I have never taken a redeye flight before.

I hope to never take one again.

I don’t know what kind of combination of drugs or deafness makes one able to sleep on a plane, but it was not happening for me last night as we took off from Seattle for Milwaukee at midnight. The flight was full of cheap-asses like me, nonstop-flight-liking-asses like me, many many many infants, two Russian dudes in jackets from 1983, and quite a few military personnel, going home for the July 4th holiday.

I bought one of those cheap Samsonite blowup neck pillows at the newsstand at the airport, felt a little silly blowing it up on the plane, put it behind my neck and frowned.

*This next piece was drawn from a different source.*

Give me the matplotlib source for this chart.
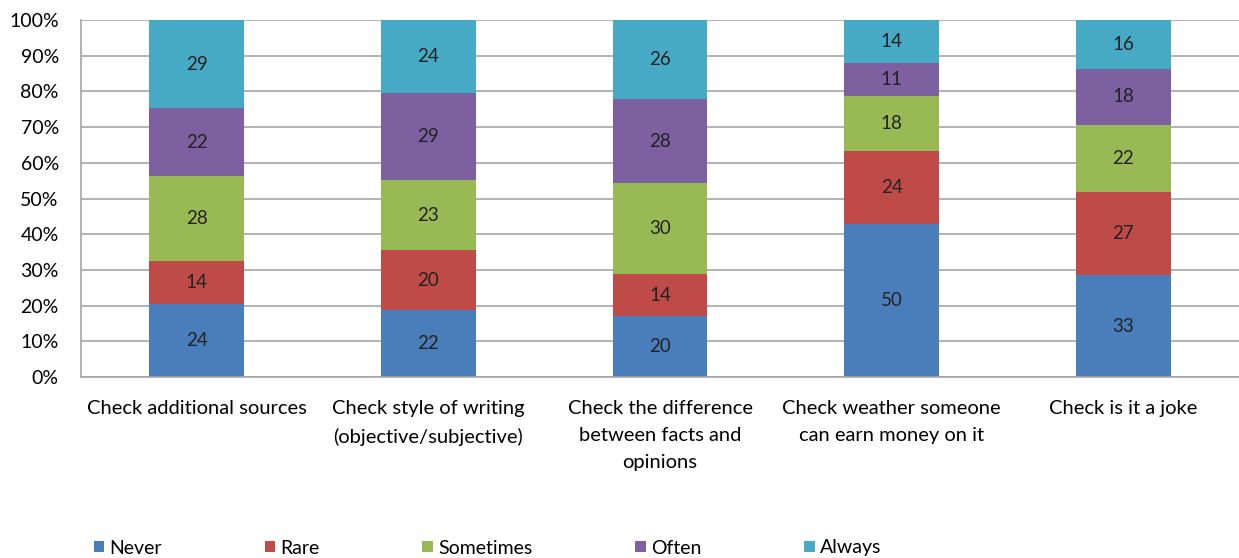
import numpy as np
import matplotlib.pyplot as plt

plt.rcParams['font.family'] = ['Lato', 'DejaVu Sans']

# --- datos ---
categorias = ['Check additional sources',
              'Check style of writing\n(objective/subjective)',
              'Check the difference\nbetween facts and\nopinions',
              'Check weather someone\ncan earn money on it',
              'Check is it a joke']
series = ['Never', 'Rare', 'Sometimes', 'Often', 'Always']
never = [24, 22, 20, 50, 33]
rare = [14, 20, 14, 24, 27]
sometimes = [28, 23, 30, 18, 22]
often = [22, 29, 28, 11, 18]
always = [29, 24, 26, 14, 16]
colores = ['#4A7EBB', '#BE4B48', '#98B954', '#7D60A0', '#46AAC5']

valores = np.array([never, rare, sometimes, often, always], dtype=float)
totales = valores.sum(axis=0)
porcentajes = valores / totales

fig = plt.figure(figsize=(12.39, 5.58), dpi=100)
ax = fig.add_axes([81/1239, 1 - 377/558, 1 - 81/1239, 357/558])

x = np.arange(len(categorias))
base = np.zeros(len(categorias))
for i, nombre in enumerate(series):
    ax.bar(x, porcentajes[i], 0.41, bottom=base, color=colores[i], label=nombre, zorder=2)
    for j in range(len(categorias)):
        ax.text(x[j], base[j] + porcentajes[i][j] / 2, str(int(valores[i][j])),
                ha='center', va='center', fontsize=13.5, color='#222222', zorder=3)
    base += porcentajes[i]

ax.set_xlim(-0.5, len(categorias) - 0.5)
ax.set_ylim(0, 1)
ax.set_yticks(np.arange(0, 1.01, 0.1))
ax.set_yticklabels([f'{int(round(v*100))}%' for v in np.arange(0, 1.01, 0.1)], fontsize=14)
ax.set_xticks(x)
ax.set_xticklabels(categorias, fontsize=14.5, va='top', linespacing=1.7)
ax.tick_params(axis='x', length=0, pad=16.5)
ax.tick_params(axis='y', length=0, pad=16)
ax.yaxis.grid(True, color='#a6a6a6', linewidth=1.2, zorder=0)
ax.set_axisbelow(True)
for lado in ['top', 'right']:
    ax.spines[lado].set_visible(False)
ax.spines['left'].set_color('#a6a6a6')
ax.spines['bottom'].set_color('#a6a6a6')
ax.spines['left'].set_linewidth(1.2)
ax.spines['bottom'].set_linewidth(1.2)

fig.legend(loc='center left', bbox_to_anchor=(76/1239, 1 - 548/558), ncol=5,
           frameon=False, fontsize=14, handlelength=0.55, handleheight=0.55,
           handletextpad=0.25, columnspacing=5.3)

fig.savefig('out.png', dpi=100)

It was too stiff and had a sharp plastic edge digging into my skin and made me feel like a dumbass. The plane was like an icebox as well, and I didn’t even have a cootie-covered airplane blanket to take off some of the chill. The babies all started wailing and complaining. The dude a few seats in front of me kept clicking his reading light on and off, the light bouncing off his white-hoodie-covered head and burning through my eyelids like, well, like an ANNOYING LIGHT. The flight attendant seemingly opened a can of Coke IN MY EAR – pshhhhhhhh! – and the sugary smell went up my nose and stayed there. I spent a few minutes looking at a magazine with photos of cellulite-ridden celebrities in bikinis, and spent at least a cumulative hour looking at my watch.

Cough cough cough. Cry cry cry. Pshhhhhhh pshhhhhh pshhhhhh. Snore snore snore. Fart fart fart. THIS IS YOUR CAPTAIN SPEAKING; WE ARE NOW WAKING YOU UP TO TELL YOU WE ARE 50 MILES AWAY FROM MILWAUKEE. I wish you were waking me up, sir, but thank you for getting us there all not dead and stuff.

I looked over at one of the soldiers sitting near me, his fatigues immaculate, boots polished, fresh military haircut. Have a good holiday, man, you deserve it.

The wind pushes us across the country in record time, and at 5:05AM CDT, we land in Milwaukee with the sun coming up. A 24-hour day for me, but it’s just sleep and I will make it up sometime. Actually, that time is now, before everyone arrives to eat hot dogs and chat and point at the big herons on the lake and tell me that DAMN YOU LOOK TIRED.

Redeye jooooooleye sleeptime bye bye.